Judge of the Supreme Court of India
- In office 27 February 2015 – 1 March 2018
- Nominated by: H. L. Dattu
- Appointed by: Pranab Mukherjee

27th Chief Justice of Odisha High Court
- In office 6 August 2014 – 27 February 2015
- Nominated by: R. M. Lodha
- Appointed by: Pranab Mukherjee
- Preceded by: Adarsh Kumar Goel
- Succeeded by: Dhirendra Hiralal Waghela

31st Chief Justice of Rajasthan High Court
- In office 2 January 2013 – 5 August 2014
- Nominated by: Altamas Kabir
- Appointed by: Pranab Mukherjee
- Preceded by: Arun Kumar Mishra
- Succeeded by: Sunil Ambwani

Judge of Gauhati High Court
- In office 4 February 2002 – 1 January 2013
- Nominated by: Sam Piroj Bharucha
- Appointed by: K. R. Narayanan

Personal details
- Born: Amitava Roy 1 March 1953 (age 72) Kolkata, West Bengal, India
- Relations: Dipankar Datta (brother-in-law)
- Alma mater: Dibrugarh University, Dibrugarh

= Amitava Roy =

Indian judge (born 1953)

Amitava Roy (born 1 March 1953) is a retired judge of the Supreme Court of India and former Chief Justice of the Odisha High Court and Rajasthan High Court. He was also a puisne judge of the Gauhati High Court. he was also given judge in Sasikala da case along with Pinaki Chandra Gose which ended her cm dream.

==Elevation==
He was elevated as the Judge of the High Court on 4 February 2002. He was administered the oath of office of the Chief Justice of Rajasthan High Court on 2 January 2013 by Margaret Alva The Governor of Rajasthan.

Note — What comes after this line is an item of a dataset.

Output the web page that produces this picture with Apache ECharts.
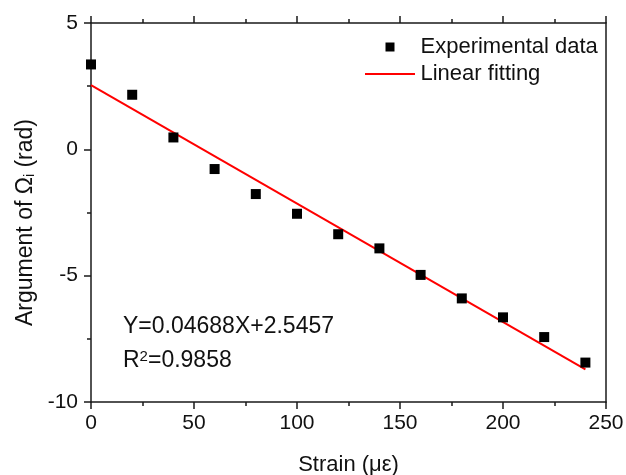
<!DOCTYPE html>
<html>
<head>
<meta charset="utf-8">
<script src="https://cdn.jsdelivr.net/npm/echarts@6/dist/echarts.min.js"></script>
<style>
html, body { margin: 0; padding: 0; background: #fff; }
#chart { width: 626px; height: 475px; }
</style>
</head>
<body>
<div id="chart"></div>
<script>
// strain (micro-strain) and measured argument (rad)
var strainVals = [0, 20, 40, 60, 80, 100, 120, 140, 160, 180, 200, 220, 240];
var argVals = [3.36, 2.16, 0.47, -0.78, -1.77, -2.55, -3.36, -3.92, -4.97, -5.90, -6.65, -7.43, -8.44];
// end points of the linear fit
var fitX = [0, 240];
var fitY = [2.5457, -8.706];

var FONT = 'Liberation Sans, Arial, sans-serif';
var AX = '#1a1a1a';

var expData = strainVals.map(function (x, i) { return [x, argVals[i]]; });
var fitData = fitX.map(function (x, i) { return [x, fitY[i]]; });

var myChart = echarts.init(document.getElementById('chart'));

var axLine = { show: true, onZero: false, lineStyle: { color: AX, width: 1.5 } };
var tick = { show: true, length: 7, lineStyle: { color: AX, width: 1.5 } };
var minor = { show: true, splitNumber: 2, length: 4, lineStyle: { color: AX, width: 1.5 } };

var option = {
    backgroundColor: '#fff',
    animation: false,
    textStyle: { fontFamily: FONT },
    grid: { left: 91, right: 20, top: 23, bottom: 73, containLabel: false, outerBoundsMode: 'none' },
    legend: {
        orient: 'vertical',
        left: 360,
        top: 31,
        itemWidth: 51,
        itemHeight: 10,
        itemGap: 5,
        textStyle: { fontSize: 22, color: '#111', fontFamily: FONT },
        data: [
            // small square centred in a 50px wide box (the move-tos keep the box)
            { name: 'Experimental data', icon: 'path://M0,0M50,10M20.5,0.5h9v9h-9z' },
            { name: 'Linear fitting', icon: 'path://M0,0M50,10M0,4h50v2h-50z' }
        ]
    },
    xAxis: [{
        type: 'value',
        min: 0, max: 250, interval: 50,
        name: 'Strain (\u03bc\u03b5)',
        nameLocation: 'middle',
        nameGap: 52,
        nameTextStyle: { fontSize: 22, color: '#111', fontFamily: FONT },
        axisLine: axLine,
        axisTick: tick,
        minorTick: minor,
        axisLabel: { fontSize: 21, color: '#111', margin: 11, fontFamily: FONT },
        splitLine: { show: false }
    }, {
        type: 'value',
        position: 'top',
        min: 0, max: 250, interval: 50,
        axisLine: axLine,
        axisTick: tick,
        minorTick: minor,
        axisLabel: { show: false },
        splitLine: { show: false }
    }],
    yAxis: [{
        type: 'value',
        min: -10, max: 5, interval: 5,
        name: 'Argument of \u03a9{sub|i} (rad)',
        nameLocation: 'middle',
        nameRotate: 90,
        nameGap: 53,
        nameTextStyle: {
            fontSize: 23, color: '#111', fontFamily: FONT,
            padding: [0, 20, 0, 0],
            rich: { sub: { fontSize: 14, verticalAlign: 'bottom', padding: [9, 0, 0, 0], fontFamily: FONT, color: '#111' } }
        },
        axisLine: axLine,
        axisTick: tick,
        minorTick: minor,
        axisLabel: { fontSize: 21, color: '#111', margin: 13, fontFamily: FONT },
        splitLine: { show: false }
    }, {
        type: 'value',
        position: 'right',
        min: -10, max: 5, interval: 5,
        axisLine: axLine,
        axisTick: { show: false },
        axisLabel: { show: false },
        splitLine: { show: false }
    }],
    graphic: [{
        type: 'text',
        left: 123,
        top: 315,
        style: { text: 'Y=0.04688X+2.5457', font: '23px ' + FONT, fill: '#111' }
    }, {
        type: 'text',
        left: 123,
        top: 349,
        style: {
            text: 'R{sup|2}=0.9858',
            font: '23px ' + FONT,
            fill: '#111',
            rich: { sup: { fontSize: 15, verticalAlign: 'top', padding: [0, 0, 9, 0], fontFamily: FONT, fill: '#111' } }
        }
    }],
    series: [{
        name: 'Experimental data',
        type: 'scatter',
        symbol: 'rect',
        symbolSize: 10,
        itemStyle: { color: '#000', opacity: 1 },
        data: expData,
        z: 3
    }, {
        name: 'Linear fitting',
        type: 'line',
        symbol: 'none',
        lineStyle: { color: '#f00', width: 2 },
        itemStyle: { color: '#f00' },
        data: fitData,
        z: 2
    }]
};

myChart.setOption(option);
</script>
</body>
</html>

He took oath as Supreme Court Judge, in February 2015.

==Notable Judgements==
===National Anthem===
A judgement of a two judge bench of the Supreme Court of India, which included Roy and Dipak Misra, made it compulsory for cinema halls across India to play the National Anthem of India before the screening of any film, and mandated that the audience stand while the National Anthem was played. The verdict has been widely criticized for being an assault on civil liberties and individual rights in India. (Note: A report in The New York Times stated that:
[The] ruling inspired sardonic commentary on social media. One person on Twitter recommended that pirated internet torrents should now come with a “national anthem file attached,” and another wrote that food vendors in cinemas should exclaim “Bharat Mata ki jai,” or “Hail Mother India,” when serving popcorn.
) It was pointed out that the ruling contravened an earlier judgement of the Indian Supreme Court in which children in India claiming religious allegiance to Jehovah's Witnesses were permitted to refrain from singing the National Anthem during school assemblies in accordance with their religious rights.

Following this order, Indian police has started arresting moviegoers who fail to stand when the National Anthem is played in cinema halls in India. It has been clarified that foreigners in India are not exempt from the new law.